Debt-Trap Diplomacy

  Articoli (Articles)
  Matteo Gabutti
  28 December 2023
  7 minutes, 56 seconds

Translated by Giulia Maffeis

China uses bribes, opaque agreements, and the strategic use of debt to keep African states prisoners of Beijing's desires and demands. [...] These rapacious actions are secondary components of broader Chinese strategic initiatives, including the “One Belt, One Road” - a plan to develop a series of trade routes to and from China with the ultimate goal of advancing Chinese global dominance.

Amb. John R. Bolton, U.S. National Security Advisor, December 13, 2018

If we take the first brave step towards each other, we can embark on a path leading to friendship, shared development, peace, harmony, and a better future.

Xi Jinping, President of the People's Republic of China, May 14, 2017

International attention has returned to the Chinese “New Silk Road” after Italy became the first Country to withdraw from it.

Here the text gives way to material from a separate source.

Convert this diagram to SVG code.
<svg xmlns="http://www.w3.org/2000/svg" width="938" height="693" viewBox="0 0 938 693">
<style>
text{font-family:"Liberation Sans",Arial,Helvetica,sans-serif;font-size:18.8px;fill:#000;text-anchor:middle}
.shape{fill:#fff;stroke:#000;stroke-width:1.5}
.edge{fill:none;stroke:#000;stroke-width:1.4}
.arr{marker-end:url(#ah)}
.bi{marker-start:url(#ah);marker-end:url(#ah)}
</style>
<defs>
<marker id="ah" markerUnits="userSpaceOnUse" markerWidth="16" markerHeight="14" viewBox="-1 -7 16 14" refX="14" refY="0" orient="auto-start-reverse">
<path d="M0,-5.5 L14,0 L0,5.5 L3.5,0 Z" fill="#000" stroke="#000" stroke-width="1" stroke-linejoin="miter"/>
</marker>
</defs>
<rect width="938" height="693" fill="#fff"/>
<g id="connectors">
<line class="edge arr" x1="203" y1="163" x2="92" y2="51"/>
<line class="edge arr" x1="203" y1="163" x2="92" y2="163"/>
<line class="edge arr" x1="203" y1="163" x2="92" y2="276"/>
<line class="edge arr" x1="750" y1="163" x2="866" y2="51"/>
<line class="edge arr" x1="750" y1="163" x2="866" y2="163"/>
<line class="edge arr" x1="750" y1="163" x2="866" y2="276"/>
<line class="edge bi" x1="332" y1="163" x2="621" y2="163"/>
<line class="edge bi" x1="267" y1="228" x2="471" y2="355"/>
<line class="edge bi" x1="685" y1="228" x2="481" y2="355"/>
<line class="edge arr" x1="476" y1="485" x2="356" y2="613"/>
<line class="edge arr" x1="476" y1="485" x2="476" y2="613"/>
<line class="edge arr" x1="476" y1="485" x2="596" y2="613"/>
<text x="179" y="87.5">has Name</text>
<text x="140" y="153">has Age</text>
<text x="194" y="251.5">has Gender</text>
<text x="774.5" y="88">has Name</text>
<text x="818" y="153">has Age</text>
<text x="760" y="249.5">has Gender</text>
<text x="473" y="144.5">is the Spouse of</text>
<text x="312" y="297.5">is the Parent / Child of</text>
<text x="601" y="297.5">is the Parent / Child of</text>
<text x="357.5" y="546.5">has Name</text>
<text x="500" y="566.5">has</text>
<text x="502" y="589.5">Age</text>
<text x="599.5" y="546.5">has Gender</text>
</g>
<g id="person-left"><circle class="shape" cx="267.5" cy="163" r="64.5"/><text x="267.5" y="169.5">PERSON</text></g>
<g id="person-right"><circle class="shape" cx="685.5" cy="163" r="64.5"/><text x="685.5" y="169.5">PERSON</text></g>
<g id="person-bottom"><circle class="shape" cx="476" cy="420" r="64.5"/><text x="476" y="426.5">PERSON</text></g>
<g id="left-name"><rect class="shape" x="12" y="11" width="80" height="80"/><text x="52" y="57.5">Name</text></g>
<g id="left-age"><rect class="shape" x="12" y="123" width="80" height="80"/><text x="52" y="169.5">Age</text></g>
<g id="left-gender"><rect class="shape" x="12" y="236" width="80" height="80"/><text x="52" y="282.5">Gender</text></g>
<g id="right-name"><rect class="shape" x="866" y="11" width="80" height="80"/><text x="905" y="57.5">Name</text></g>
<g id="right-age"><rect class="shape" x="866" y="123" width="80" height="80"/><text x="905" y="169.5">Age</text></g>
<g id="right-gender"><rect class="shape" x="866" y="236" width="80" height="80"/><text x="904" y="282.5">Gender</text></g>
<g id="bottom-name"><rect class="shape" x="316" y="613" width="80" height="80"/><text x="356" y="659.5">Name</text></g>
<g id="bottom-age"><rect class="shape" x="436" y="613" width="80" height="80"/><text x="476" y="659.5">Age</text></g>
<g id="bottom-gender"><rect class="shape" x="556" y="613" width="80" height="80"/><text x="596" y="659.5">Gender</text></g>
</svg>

Better known internationally as the Belt and Road Initiative (BRI), the project is the flagship of Xi Jinping's Chinese foreign economic policy. Born during the presidency of the Helmsman of the People's Republic, the BRI has taken the form of a dense infrastructure and trade network extending from the Celestial Empire, with total estimatedinvestments exceeding one trillion dollars.

As highlighted in a previous article, the successes of what the current General Secretary of the Chinese Communist Party inaugurated as the “project of the century” have been significantly scaled down over time.

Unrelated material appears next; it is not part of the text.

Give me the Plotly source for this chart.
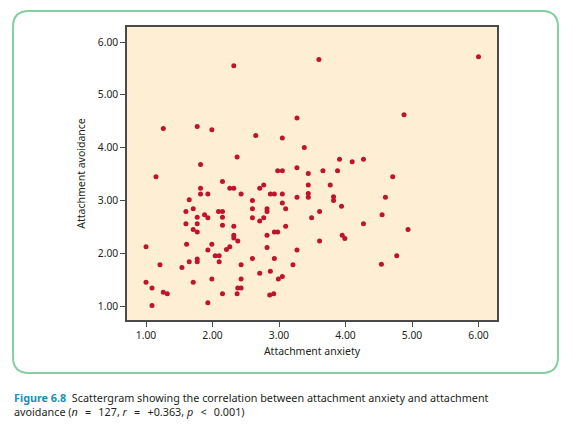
import plotly.graph_objects as go

# Data
anxiety = [2.32, 1.26, 1.77, 1.99, 2.65, 3.05, 3.27, 3.38, 2.37, 1.82, 3.27, 3.60, 6.00, 4.88,
           3.91, 4.10, 4.27, 3.44, 3.66, 3.88, 4.71, 3.44, 3.77, 3.44, 3.44, 3.82, 3.82, 4.60,
           3.94, 3.61, 3.49, 4.55, 4.27, 4.94, 3.95, 3.99, 3.61, 4.77, 4.54, 1.15, 1.82, 1.82,
           1.93, 1.65, 1.71, 1.60, 2.09, 1.88, 1.77, 1.93, 1.60, 1.77, 1.71, 1.77, 2.98, 3.05,
           2.15, 2.26, 2.32, 2.71, 2.77, 2.43, 2.87, 2.93, 3.05, 3.27, 2.60, 3.05, 2.15, 2.60,
           2.82, 2.82, 3.10, 2.15, 2.60, 2.77, 2.71, 2.15, 2.32, 3.10, 2.93, 2.98, 2.32, 2.82,
           2.32, 2.38, 2.26, 2.21, 2.04, 2.10, 2.10, 2.82, 3.27, 2.60, 2.93, 2.43, 3.21, 2.71,
           2.87, 3.05, 2.99, 2.43, 2.38, 2.43, 2.15, 2.37, 2.86, 2.92, 1.00, 1.61, 1.99, 1.93,
           1.21, 1.65, 1.54, 1.77, 1.77, 1.00, 1.09, 1.32, 1.71, 1.99, 1.09, 1.26, 1.93]
avoidance = [5.55, 4.36, 4.40, 4.34, 4.23, 4.18, 4.56, 4.00, 3.82, 3.68, 3.62, 5.67, 5.72, 4.62,
             3.78, 3.73, 3.78, 3.51, 3.56, 3.56, 3.45, 3.29, 3.29, 3.13, 3.06, 3.07, 3.00, 3.06,
             2.89, 2.79, 2.67, 2.73, 2.56, 2.45, 2.34, 2.28, 2.23, 1.95, 1.79, 3.45, 3.23, 3.12,
             3.12, 3.01, 2.84, 2.79, 2.79, 2.73, 2.68, 2.67, 2.56, 2.56, 2.45, 2.40, 3.56, 3.56,
             3.36, 3.23, 3.23, 3.23, 3.29, 3.12, 3.12, 3.12, 3.12, 3.06, 3.00, 2.95, 2.79, 2.84,
             2.84, 2.79, 2.84, 2.68, 2.67, 2.67, 2.61, 2.53, 2.51, 2.51, 2.40, 2.40, 2.34, 2.34,
             2.29, 2.23, 2.12, 2.07, 1.95, 1.95, 1.84, 2.11, 2.06, 1.90, 1.90, 1.78, 1.78, 1.62,
             1.66, 1.56, 1.51, 1.51, 1.34, 1.34, 1.23, 1.23, 1.21, 1.23, 2.12, 2.17, 2.17, 2.06,
             1.78, 1.84, 1.73, 1.89, 1.84, 1.45, 1.34, 1.23, 1.45, 1.51, 1.01, 1.26, 1.06]

tick_vals = [1, 2, 3, 4, 5, 6]
tick_text = ["1.00", "2.00", "3.00", "4.00", "5.00", "6.00"]

x_title = "Attachment anxiety"
y_title = "Attachment avoidance"
SP = "&#8194;&#8201;"  # wide math-style spacing around operators
caption_1 = ("<b><span style='color:#1b8fb3'>Figure 6.8</span></b>  Scattergram showing the "
             "correlation between attachment anxiety and attachment")
caption_2 = ("avoidance (<i>n</i>" + SP + "=" + SP + "127, <i>r</i>" + SP + "=" + SP +
             "+0.363, <i>p</i>" + SP + "&lt;" + SP + "0.001)")

# The page body adds an 8px margin; size and place the figure to compensate.
OFF = 8
W, H = 572 - OFF, 426 - OFF
L, R, T, B = 127 - OFF, 497 - OFF, 27 - OFF, 320 - OFF  # plot area in figure pixels


def px2paper(px, py):
    """Reference-screen pixel -> paper coordinates."""
    px, py = px - OFF, py - OFF
    return (px - L) / (R - L), (B - py) / (B - T)


def rounded_rect(x0, y0, x1, y1, r):
    segs = [
        ("M", [(x0 + r, y0)]),
        ("L", [(x1 - r, y0)]),
        ("Q", [(x1, y0), (x1, y0 + r)]),
        ("L", [(x1, y1 - r)]),
        ("Q", [(x1, y1), (x1 - r, y1)]),
        ("L", [(x0 + r, y1)]),
        ("Q", [(x0, y1), (x0, y1 - r)]),
        ("L", [(x0, y0 + r)]),
        ("Q", [(x0, y0), (x0 + r, y0)]),
    ]
    out = []
    for cmd, ps in segs:
        coords = " ".join("%.5f,%.5f" % px2paper(a, b) for a, b in ps)
        out.append(cmd + " " + coords)
    return " ".join(out) + " Z"


fig = go.Figure()
fig.add_trace(go.Scatter(
    x=anxiety, y=avoidance, mode="markers",
    marker=dict(color="#c0132d", size=5, line=dict(width=0)),
    hoverinfo="x+y", showlegend=False,
))

axis_common = dict(
    showgrid=False, zeroline=False, showline=True, mirror=True,
    linecolor="#4a4a4a", linewidth=1.5, ticks="outside", ticklen=5,
    tickwidth=1.3, tickcolor="#4a4a4a", tickvals=tick_vals, ticktext=tick_text,
    tickfont=dict(family="Noto Sans", size=10.3, color="#231f20"),
)

fig.update_layout(
    width=W, height=H,
    margin=dict(l=L, r=W - R, t=T, b=H - B),
    paper_bgcolor="white", plot_bgcolor="#feeed4",
    xaxis=dict(range=[0.714, 6.278],
               title=dict(text=x_title, standoff=7,
                          font=dict(family="Noto Sans", size=10.5, color="#231f20")),
               **axis_common),
    yaxis=dict(range=[0.735, 6.284],
               title=dict(text=y_title, standoff=10,
                          font=dict(family="Noto Sans", size=10.5, color="#231f20")),
               **axis_common),
    font=dict(family="Noto Sans", color="#231f20"),
    shapes=[dict(type="path", xref="paper", yref="paper",
                 path=rounded_rect(13, 11, 558, 373, 16),
                 line=dict(color="#86cf9f", width=2), layer="below")],
    annotations=[
        dict(text=caption_1, xref="paper", yref="paper",
             x=px2paper(12, 0)[0], y=px2paper(0, 397)[1], xanchor="left", yanchor="middle",
             showarrow=False, font=dict(family="Noto Sans", size=10.8, color="#231f20")),
        dict(text=caption_2, xref="paper", yref="paper",
             x=px2paper(12, 0)[0], y=px2paper(0, 411)[1], xanchor="left", yanchor="middle",
             showarrow=False, font=dict(family="Noto Sans", size=10.8, color="#231f20")),
    ],
)

fig.write_html("out.html")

However, the most thunderous criticisms of the BRI have emerged from the beginning, finding fertile ground in the concept of “debt-trap diplomacy”.

Traps and White Elephants

The expression is traced back to a 2017 article by Indian Professor Brahma Chellaney. Its broad and rapid success in Western media has made it "a firmly held belief and accepted as profound historical truth" regardless of factual evidence, as denounced by Professor Deborah Brautigam.

In short, through the debt trap, a creditor country would offer projects or loans deliberately difficult for the debtor country to repay, forcing the latter to make political or economic concessions to the former.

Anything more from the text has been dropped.